State of Satellite Imagery

Key Concepts

Remote sensing data undergoes significant processing to arrive at a recognizable image. Even then, there are a lot of possible processing levels that can be applied to satellite data ranging from a raw image to one that has been corrected for things such as terrain and atmospheric distortions. The data may also be available through different formats, or from different locations. It can be confusing which product is the right one to use, where the best place is to get it, or what format should be used. Below is some discussion about these key concepts that should help to demystify the process.

Units

For visualizing images, pixel values are often stretched from 0 to 255 to fit the range of displays. However, for analysis purposes it’s important to know the units of the underlying data values.

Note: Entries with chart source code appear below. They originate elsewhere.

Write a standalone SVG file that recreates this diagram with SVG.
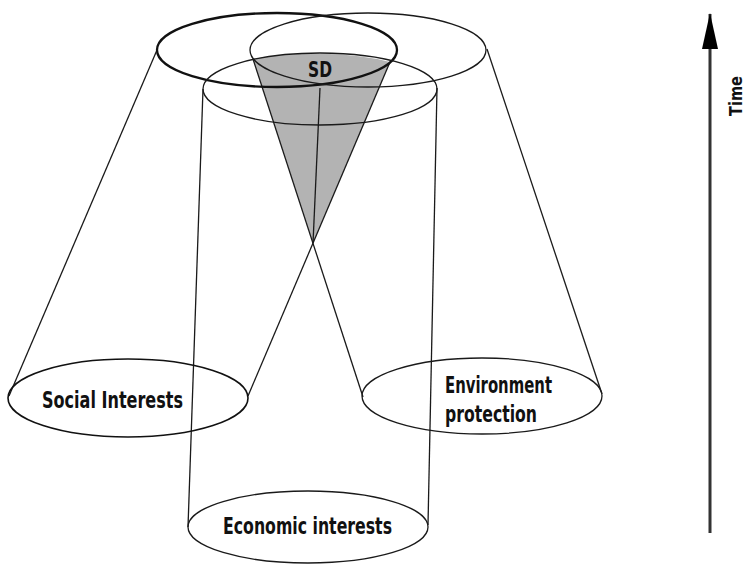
<svg xmlns="http://www.w3.org/2000/svg" width="747" height="568" viewBox="0 0 747 568">
<style>
.thin{fill:none;stroke:#1a1a1a;stroke-width:1.3}
.bold{fill:none;stroke:#111;stroke-width:2.3}
.lbl{font-family:"DejaVu Sans","Liberation Sans",sans-serif;font-weight:bold;font-size:23px;fill:#111}
</style>
<defs>
<marker id="ah" viewBox="0 0 36 16" refX="35" refY="8" markerWidth="36" markerHeight="16" markerUnits="userSpaceOnUse" orient="auto">
<path d="M0,0 L36,8 L0,16 Z" fill="#000"/>
</marker>
</defs>
<rect width="747" height="568" fill="#fff"/>
<g id="sd">
<path d="M253,59 A117 35 0 0 1 390,62 L313,243 Z" fill="#b3b3b3" stroke="none"/>
<text class="lbl" x="320" y="77" text-anchor="middle" textLength="24" lengthAdjust="spacingAndGlyphs" style="font-size:22px">SD</text>
</g>
<g id="connectors">
<line class="thin" x1="157" y1="50" x2="9" y2="396"/>
<line class="thin" x1="390" y1="62" x2="248" y2="396"/>
<line class="thin" x1="253" y1="59" x2="363" y2="397"/>
<line class="thin" x1="487" y1="49" x2="602" y2="394"/>
<line class="thin" x1="203" y1="89" x2="188" y2="527"/>
<line class="thin" x1="437" y1="88" x2="428" y2="525"/>
<line class="thin" x1="320" y1="88" x2="313" y2="243"/>
</g>
<g id="social-top"><ellipse class="bold" cx="277" cy="50" rx="120" ry="37"/></g>
<g id="env-top"><ellipse class="thin" cx="368" cy="50" rx="118" ry="37"/></g>
<g id="econ-top"><ellipse class="thin" cx="320" cy="89" rx="117" ry="36"/></g>
<g id="social">
<ellipse class="bold" cx="128" cy="398" rx="120" ry="39" style="stroke-width:1.6"/>
<text class="lbl" x="42" y="408" textLength="141" lengthAdjust="spacingAndGlyphs">Social Interests</text>
</g>
<g id="environment">
<ellipse class="thin" cx="482" cy="396" rx="120" ry="38"/>
<text class="lbl" x="445" y="393" textLength="107" lengthAdjust="spacingAndGlyphs">Environment</text>
<text class="lbl" x="445" y="422" textLength="92" lengthAdjust="spacingAndGlyphs">protection</text>
</g>
<g id="economic">
<ellipse class="thin" cx="308" cy="527" rx="120" ry="36"/>
<text class="lbl" x="223" y="534" textLength="169" lengthAdjust="spacingAndGlyphs">Economic interests</text>
</g>
<g id="time">
<line x1="710" y1="533" x2="710" y2="14" stroke="#333" stroke-width="3" marker-end="url(#ah)"/>
<text class="lbl" transform="translate(742,116) rotate(-90)" x="0" y="0" style="font-size:18px" textLength="40" lengthAdjust="spacingAndGlyphs">Time</text>
</g>
</svg>
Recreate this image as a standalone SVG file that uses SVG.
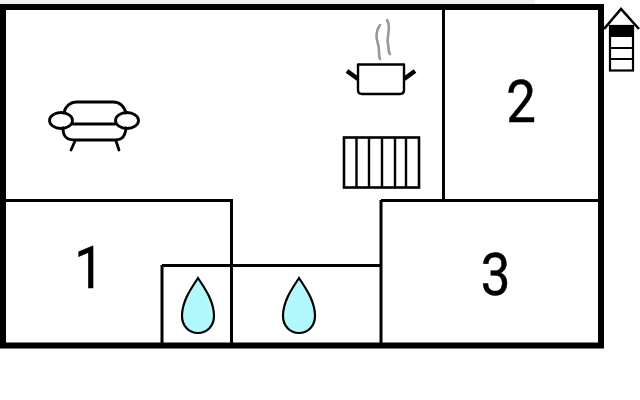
<svg xmlns="http://www.w3.org/2000/svg" width="640" height="400" viewBox="0 0 640 400">
<style>
.o{fill:none;stroke:#000;stroke-width:2.8;stroke-linejoin:round;stroke-linecap:round}
.w{fill:none;stroke:#000;stroke-width:3;stroke-linecap:butt}
.d{fill:#b2f9fd;stroke:#000;stroke-width:2.2}
.n{font-family:Roboto,"Liberation Sans",Arial,sans-serif;font-size:60px;fill:#000;stroke:#000;stroke-width:.5;text-anchor:middle}
</style>
<defs><path id="drop" d="M0,0C5,8 16,22 16,38C16,48 9,55 0,55C-9,55 -16,48 -16,38C-16,22 -5,8 0,0Z"/></defs>
<rect width="640" height="400" fill="#fff"/>
<rect x="0" y="0" width="535" height="4" fill="#f0f0f0"/>
<g id="walls">
<rect x="3" y="7" width="598" height="338.500" fill="none" stroke="#000" stroke-width="6"/>
<path class="w" d="M443.500,8V200M5,200.500H231.500V344M381,200.500H600M381,200V344M162,265.500H381M162,265V344"/>
</g>
<g id="room-1"><text class="n" transform="translate(89,288) scale(.88,1)">1</text></g>
<g id="room-2"><text class="n" transform="translate(521,122) scale(.88,1)">2</text></g>
<g id="room-3"><text class="n" transform="translate(495.500,295) scale(.88,1)">3</text></g>
<g id="sofa">
<path class="o" d="M64,113C65,106 71,102 76,102H113C119,102 124,106 126,113M73,124H115M63,128C63,139 69,140 76,140H113C120,140 125,139 126,128M75,141L71,150M116,141L119,150"/>
<ellipse class="o" cx="61" cy="120.500" rx="11.500" ry="8"/>
<ellipse class="o" cx="127" cy="120.500" rx="11.500" ry="8"/>
</g>
<g id="pot">
<path d="M380,25C375,32 376,38 378,44C380,50 378,55 380,59M387,20C392,28 386,36 388,44C389,48 388,52 390,54" fill="none" stroke="#999" stroke-width="2.600" stroke-linecap="round"/>
<path class="o" d="M358,64.500H404V90C404,93 403,94 400,94H362C359,94 358,93 358,90Z" style="stroke-width:2.400"/>
<path d="M347,71L358,79M415,71L404,79" fill="none" stroke="#000" stroke-width="4.500"/>
</g>
<g id="radiator">
<rect x="344" y="137.500" width="75" height="50" fill="none" stroke="#000" stroke-width="2.600"/>
<path d="M356.500,137V188M369,137V188M382,137V188M395,137V188M406,137V188" fill="none" stroke="#000" stroke-width="2.400"/>
</g>
<g id="drop-1"><use href="#drop" class="d" x="198" y="278"/></g>
<g id="drop-2"><use href="#drop" class="d" x="299" y="278"/></g>
<g id="stairs">
<path d="M604,29L621,9L639,29" fill="none" stroke="#000" stroke-width="2.600"/>
<rect x="610" y="26" width="23" height="44.500" fill="#fff" stroke="#000" stroke-width="2.200"/>
<rect x="610" y="26" width="23" height="11" fill="#000"/>
<path d="M610,48H633M610,59H633" stroke="#000" stroke-width="2.200"/>
</g>
</svg>
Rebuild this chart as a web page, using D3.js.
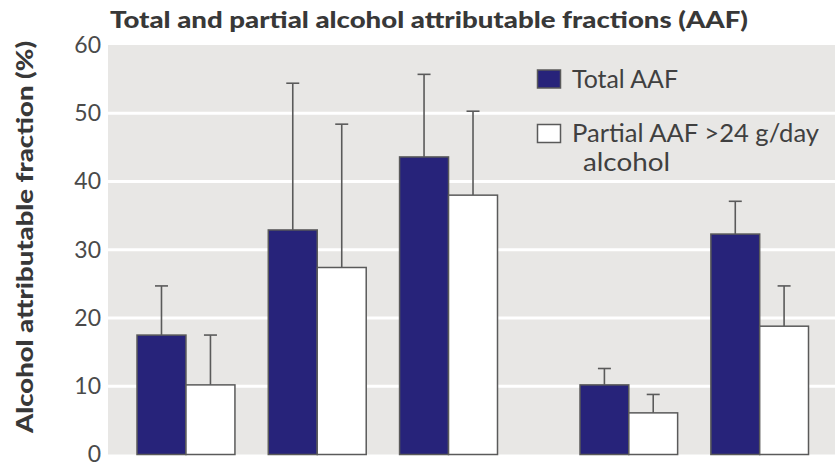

Digital Numbers (DN): Digital Numbers are the raw values stored by the satellite, often ranging from 0-255 or 0-65535, that need to be adjusted by a gain and offset to be translated to meaningful values. If the data is only available as Digital Numbers and no gain/offset is supplied, the data can be viewed, but it is not suitable for analysis.
Apparent Radiance: Radiance is a measure of the absolute brightness as observed at the sensor. Because sun illumination can change, and spectral bands can be different widths (wider band = more light), radiance is not a good measure for analysis. However, it can be converted to Top of Atmosphere (TOA) reflectance.
Top-Of-Atmosphere Reflectance (TOA): Reflectance is a number between 0 and 1 that represents how much energy within the spectral band, is reflected from it. Like apparent radiance, this is a measure of a pixel’s reflectance as observed, without correction for the atmosphere. TOA reflectance is often used for analysis as it tends to be ‘good-enough’ for many applications.
Surface-Leaving Radiance: This is the radiance leaving the ground. It is the apparent radiance corrected with an atmospheric model. It is also not suitable for analysis but can be converted to Surface Reflectance.
Surface Reflectance: This is similar to TOA reflectance but has also been corrected for atmospheric effects. While atmospheric correction is often preferred, it involves very complex processing that requires a lot of data input and as a result can be prone to error. Most users do not have the resources to run atmospheric models correctly so end up relying on TOA reflectance data. When available, this is the most suitable unit for analysis.

Processing levels and Analysis Ready Data

Satellite data providers often advertise data products as being processed to some level (e.g., Level 1, Level 1T, Level 2GT). See the Typical serviced image section for more information. Unfortunately, there is no accepted standard for what the different levels are. Typically, a Level 0 image represents raw satellite data, a Level 1 image has some radiometric and geometric corrections applied, and a Level 2 image has been atmospherically corrected.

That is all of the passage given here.